At the moment he has a small padded dog bed and teddy in it to cuddle up too, its what he'll be sleeping in when we move to the new house. 

The thing with Daisy is she's even scared of George and all George ever done to her was hump her head. She's so affectionate towards people but with other rabbits she freaks out even though she's been accepted by them. She's a really licky bun whenever I brush her she starts going crazy licking my spare hand. I am hoping in time to gently force her into being friends with George and Rosie ot maybe getting her a dwarf friend maybe one her own size will be more welcomed. At the moment I still have the challenge of bonding George to Rosie once the hormones calm down since they fight at the moment.


----------



## emzybabe (Jun 30, 2009)

awww i'm sure she'd come round to the idea that shes a rabbit not a small human eventually lol she sounds like a real sweetie


----------



## Kammie (Apr 4, 2009)

My boyfriend got into a huge argument with his dad last night to let him stay in the kitchen again the boyfriend won and George had a nice warm night. 

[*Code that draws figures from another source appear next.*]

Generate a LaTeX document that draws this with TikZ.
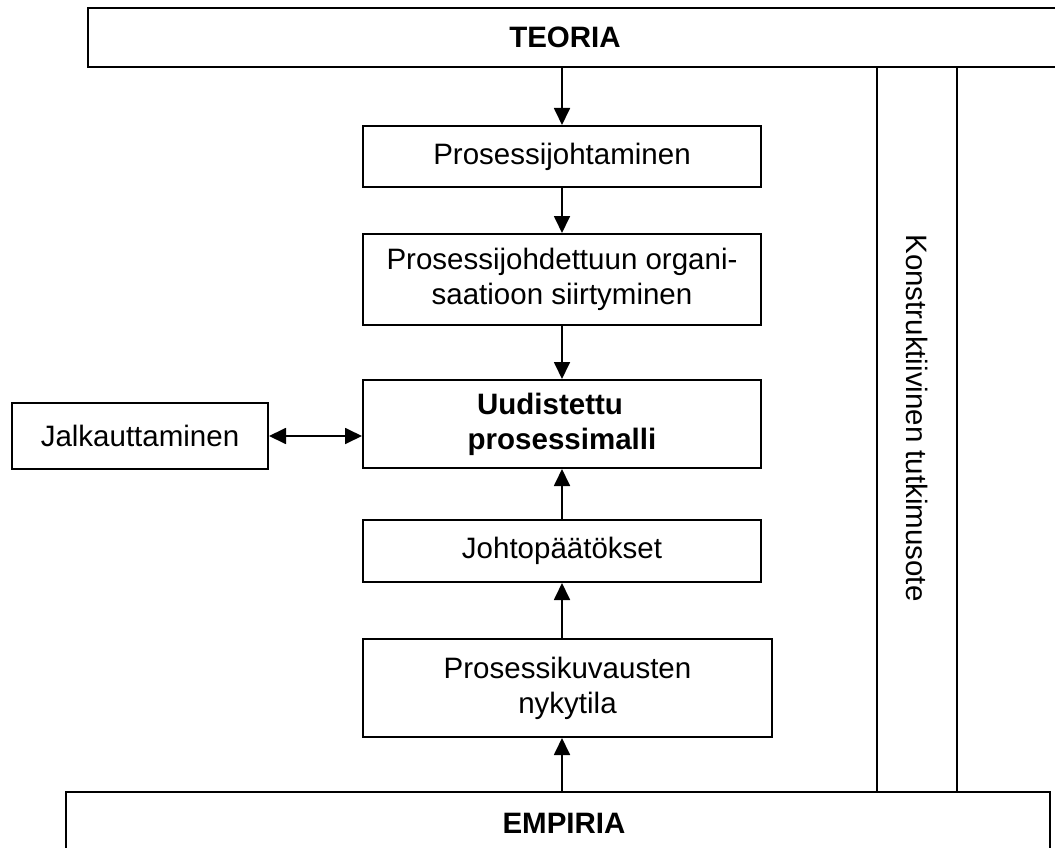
\documentclass[tikz,border=0pt]{standalone}
\usepackage{fontspec}
\setmainfont{Liberation Sans}
\usepackage{tikz}
\usetikzlibrary{arrows.meta,positioning}

\begin{document}
\begin{tikzpicture}[
  x=1pt, y=-1pt,
  font=\fontsize{29.5}{35}\selectfont,
  >={Triangle[length=17pt,width=16pt]},
  box/.style={draw, line width=2pt, align=center, inner sep=0pt,
              minimum width=398pt},
  frame/.style={draw, line width=2pt, inner sep=0pt},
  head/.style={font=\fontsize{29.5}{35}\selectfont\bfseries},
  arr/.style={->, line width=1.8pt}]
\useasboundingbox (0,0) rectangle (1055,848);
\clip (0,0) rectangle (1055,848);
% theory and empirics frames
\node[frame, minimum width=982pt, minimum height=59pt,
      label={[head, xshift=-14pt]center:TEORIA}] (teoria) at (579,37.5) {};
\node[frame, minimum width=984pt, minimum height=70pt,
      label={[head, xshift=6pt, yshift=4pt]center:EMPIRIA}] (empiria) at (558,827) {};
\node[frame, minimum width=80pt, minimum height=725pt] (kons) at (917,429.5) {};
\node[rotate=-90] (konsTxt) at (917,418) {Konstruktiivinen tutkimusote};
% main chain
\node[box, minimum height=61pt] (pj) at (562,156.5) {Prosessijohtaminen};
\node[box, minimum height=91pt] (siirt) at (562,279.5)
  {Prosessijohdettuun organi-\\saatioon siirtyminen};
\node[box, head, minimum height=88pt] (malli) at (562,424)
  {Uudistettu\hspace*{24pt}\\prosessimalli};
\node[box, minimum width=256pt, minimum height=66pt] (jalk) at (140,436) {Jalkauttaminen};
\node[box, minimum height=62pt] (joht) at (562,551) {Johtopäätökset};
\node[box, minimum width=409pt, minimum height=98pt] (nyky) at (567.5,688)
  {Prosessikuvausten\\nykytila};
\draw[arr] (pj.north |- teoria.south) -- (pj.north);
\draw[arr] (pj) -- (siirt);
\draw[arr] (siirt) -- (malli);
\draw[<->, line width=1.8pt] (jalk.east) -- (jalk.east -| malli.west);
\draw[arr] (joht) -- (malli);
\draw[arr] (nyky.north -| joht.south) -- (joht.south);
\draw[arr] (empiria.north -| joht.south) -- (nyky.south -| joht.south);
\end{tikzpicture}
\end{document}
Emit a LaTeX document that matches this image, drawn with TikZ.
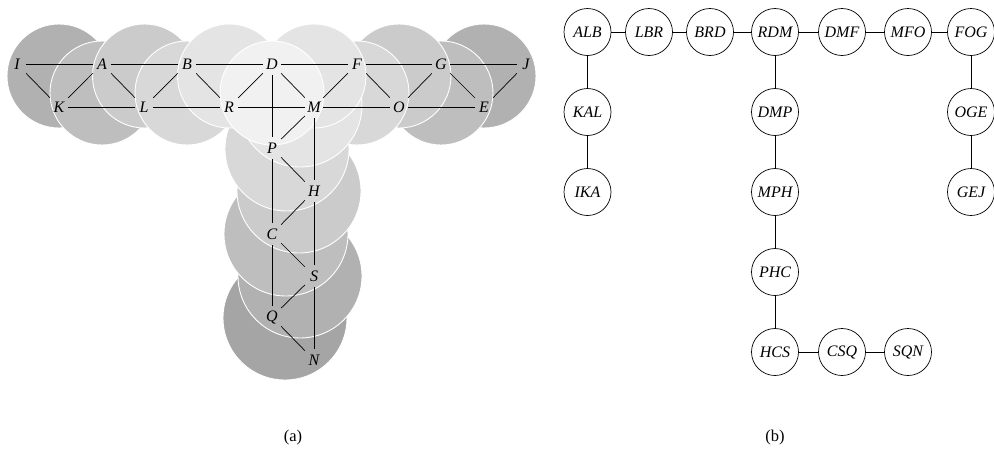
\documentclass[tikz,border=0pt]{standalone}
\usepackage{fontspec}
\setmainfont{Liberation Serif}
\begin{document}
\begin{tikzpicture}[x=1pt,y=-1pt,
  lbl/.style={rectangle,minimum width=18pt,minimum height=22pt,inner sep=0pt,font=\fontsize{16}{19}\selectfont\itshape},
  tri/.style={circle,draw,line width=0.7pt,minimum size=47pt,inner sep=1pt,font=\fontsize{16}{19}\selectfont\itshape},
  captext/.style={font=\fontsize{16.5}{19}\selectfont},
  disk/.style={fill=#1,draw=white,line width=0.9pt},
  edge/.style={line width=0.7pt}]
\definecolor{d0}{RGB}{241,241,241}
\definecolor{d1}{RGB}{228,228,228}
\definecolor{d2}{RGB}{216,216,216}
\definecolor{d3}{RGB}{203,203,203}
\definecolor{d4}{RGB}{190,190,190}
\definecolor{d5}{RGB}{177,177,177}
\definecolor{d6}{RGB}{165,165,165}
\useasboundingbox (0,0) rectangle (994,464);
% ---- (a) disks
\path[disk=d6] (285,318) circle (62pt);
\path[disk=d5] (59,76) circle (52pt);
\path[disk=d5] (484,76) circle (52pt);
\path[disk=d5] (300,276) circle (62pt);
\path[disk=d4] (102,93) circle (52pt);
\path[disk=d4] (441,93) circle (52pt);
\path[disk=d4] (286,234) circle (62pt);
\path[disk=d3] (144.5,76) circle (52pt);
\path[disk=d3] (399,76) circle (52pt);
\path[disk=d3] (299,191) circle (62pt);
\path[disk=d2] (187,93) circle (52pt);
\path[disk=d2] (357,93) circle (52pt);
\path[disk=d2] (287,149) circle (62pt);
\path[disk=d1] (300,105) circle (62pt);
\path[disk=d1] (229.5,76) circle (52pt);
\path[disk=d1] (314,76) circle (52pt);
\path[disk=d0] (272,93) circle (52pt);
% ---- (a) labels
\node[lbl] (I) at (17,64) {I};
\node[lbl] (A) at (102,64) {A};
\node[lbl] (B) at (187,64) {B};
\node[lbl] (D) at (272,64) {D};
\node[lbl] (F) at (357,64) {F};
\node[lbl] (G) at (441,64) {G};
\node[lbl] (J) at (526,64) {J};
\node[lbl] (K) at (59,107) {K};
\node[lbl] (L) at (144,107) {L};
\node[lbl] (R) at (229,107) {R};
\node[lbl] (M) at (314,107) {M};
\node[lbl] (O) at (399,107) {O};
\node[lbl] (E) at (484,107) {E};
\node[lbl] (P) at (272,148) {P};
\node[lbl] (H) at (314,191) {H};
\node[lbl] (C) at (272,234) {C};
\node[lbl] (S) at (314,276) {S};
\node[lbl] (Q) at (272,317) {Q};
\node[lbl] (N) at (314,360) {N};
% ---- (a) edges
\foreach \u/\v in {I/A,A/B,B/D,D/F,F/G,G/J,K/L,L/R,R/M,M/O,O/E,
  I/K,K/A,A/L,L/B,B/R,R/D,D/M,M/F,F/O,O/G,G/E,E/J,
  D/P,P/C,C/Q,M/H,H/S,S/N,M/P,P/H,H/C,C/S,S/Q,Q/N}
  \draw[edge] (\u) -- (\v);
% ---- (b) nodes
\node[tri] (ALB) at (587.5,32) {ALB};
\node[tri] (LBR) at (649,32) {LBR};
\node[tri] (BRD) at (710,32) {BRD};
\node[tri] (RDM) at (775,32) {RDM};
\node[tri] (DMF) at (842,32) {DMF};
\node[tri] (MFO) at (908,32) {MFO};
\node[tri] (FOG) at (971,32) {FOG};
\node[tri] (KAL) at (587.5,112) {KAL};
\node[tri] (IKA) at (587.5,192) {IKA};
\node[tri] (DMP) at (775,112) {DMP};
\node[tri] (MPH) at (775,192) {MPH};
\node[tri] (PHC) at (775,272) {PHC};
\node[tri] (HCS) at (775,352) {HCS};
\node[tri] (CSQ) at (842,352) {CSQ};
\node[tri] (SQN) at (908,352) {SQN};
\node[tri] (OGE) at (971,112) {OGE};
\node[tri] (GEJ) at (971,192) {GEJ};
\foreach \u/\v in {ALB/LBR,LBR/BRD,BRD/RDM,RDM/DMF,DMF/MFO,MFO/FOG,
  ALB/KAL,KAL/IKA,RDM/DMP,DMP/MPH,MPH/PHC,PHC/HCS,HCS/CSQ,CSQ/SQN,
  FOG/OGE,OGE/GEJ}
  \draw[edge] (\u) -- (\v);
% ---- captions
\node[captext] (capa) at (293,438) {(a)};
\node[captext] (capb) at (775,438) {(b)};
\end{tikzpicture}
\end{document}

Once Georges stitches heal I'll start the bonding, since Rosie has already accepted Daisy I'll put Rosie and George together first. Will be interesting but so worth it if all goes well. Daisy will be added when I'm happy George and Rosie are lovers. If Daisy still stays as an outsider not wanting anything to do with George and Rosie I'll get her a friend of her own size in the hope she'll learn she's one of them.


----------



## emzybabe (Jun 30, 2009)

star lights rescue has all those beautiful baby netherlands....


----------



## Kammie (Apr 4, 2009)

Stop tempting me. Will be working on making them a trio first. Then need to get them all settled in their new home when we move. Although I'm tempted to start the bonding there so its completely neutral to all of them.


----------



## emzybabe (Jun 30, 2009)

yea i'm waiting to move before I get Miffy a friend so even tho her wendy house is finished shes not allowed in it pretty mean. They should be more accepting of each other somewhere new


----------



## daisyboo (May 19, 2009)

Boo isnt talking to me now


----------



## emzybabe (Jun 30, 2009)

give him a few days and he wont remember


----------



## Kammie (Apr 4, 2009)

George is the same he just looked at me as if to say "what did you do to me?" He's happier today though.


----------



## daisyboo (May 19, 2009)

Right boo has turned in to a little sh*t this weekend, he bit me on saturday and sunday which he has never done before. he also bit my boyfriends foot as well. he is very agressive when i go to clean his cage and lunges for the dust pan and brush. this morning i was sweeping the kitchen with it and he went mental biting it and attacking it.
he wasnt like this before his op now im worried that ive ruined him


----------



## emzybabe (Jun 30, 2009)

i'm sure its just a phase Miffy once went for the dust pan, she couldnt care less now. Give him a few weeks for his hormones to go and i'm sure he'll be back to the way he was


----------



## Kammie (Apr 4, 2009)

Georges swelling has gone down and he's noticed today that he's no longer got pendulums and is staying right away from me going to the opposite end of the run when I go to see him. I'm sure he thinks it was me who personally removed them for him, even refusing treats from me but taking them from OH and going to him for cuddles. 

Also ready for when he becomes a little house bun in our new house I've got him a little cat collar with bell so I can hear where he is as he has a habit of running around your feet when trying to walk. Don't worry the collar has the safety clip on it so he can't hang himself. I tried it on him this afternoon to see how he gets on with it and he seems to love it. He was stretching his head and pushing out his chest almost as if he was showing it off kind of like Lady did in Lady and the Tramp when she got her licence. Only problem now is making him stay still so I get a break from the bell every time he even turns his head.


----------



## cassie01 (Jul 11, 2008)

Kammie said:


> Georges swelling has gone down and he's noticed today that he's no longer got pendulums and is staying right away from me going to the opposite end of the run when I go to see him. I'm sure he thinks it was me who personally removed them for him, even refusing treats from me but taking them from OH and going to him for cuddles.
> 
> Also ready for when he becomes a little house bun in our new house I've got him a little cat collar with bell so I can hear where he is as he has a habit of running around your feet when trying to walk. Don't worry the collar has the safety clip on it so he can't hang himself. I tried it on him this afternoon to see how he gets on with it and he seems to love it. He was stretching his head and pushing out his chest almost as if he was showing it off kind of like Lady did in Lady and the Tramp when she got her licence. Only problem now is making him stay still so I get a break from the bell every time he even turns his head.


lol i was tempted to get my girls some but i was worried they wouldnt fit, glad he likes it! I hope the noise becomes less noticable in time. lol


----------



## Kammie (Apr 4, 2009)

I wasn't sure if George would like it at first so I just got a cheap one from ebay, 99p and its fully adjustable. Fits him perfectly.


----------



## emzybabe (Jun 30, 2009)

lol I've never thought of a collar, Miffys forever getting under my feet


----------



## daisyboo (May 19, 2009)

Took Boo to the vets last night for a check up. he has been licking/chewing his wound and it hasnt healed properly. 

we have to take him back in 2 weeks to see if it has healed on its own, if not he will have to go under again and have it cut out


----------



## jaxb05 (Apr 12, 2009)

(((((( George ))))))


----------



## emzybabe (Jun 30, 2009)

awww poor boo, hope hes healing up well now


----------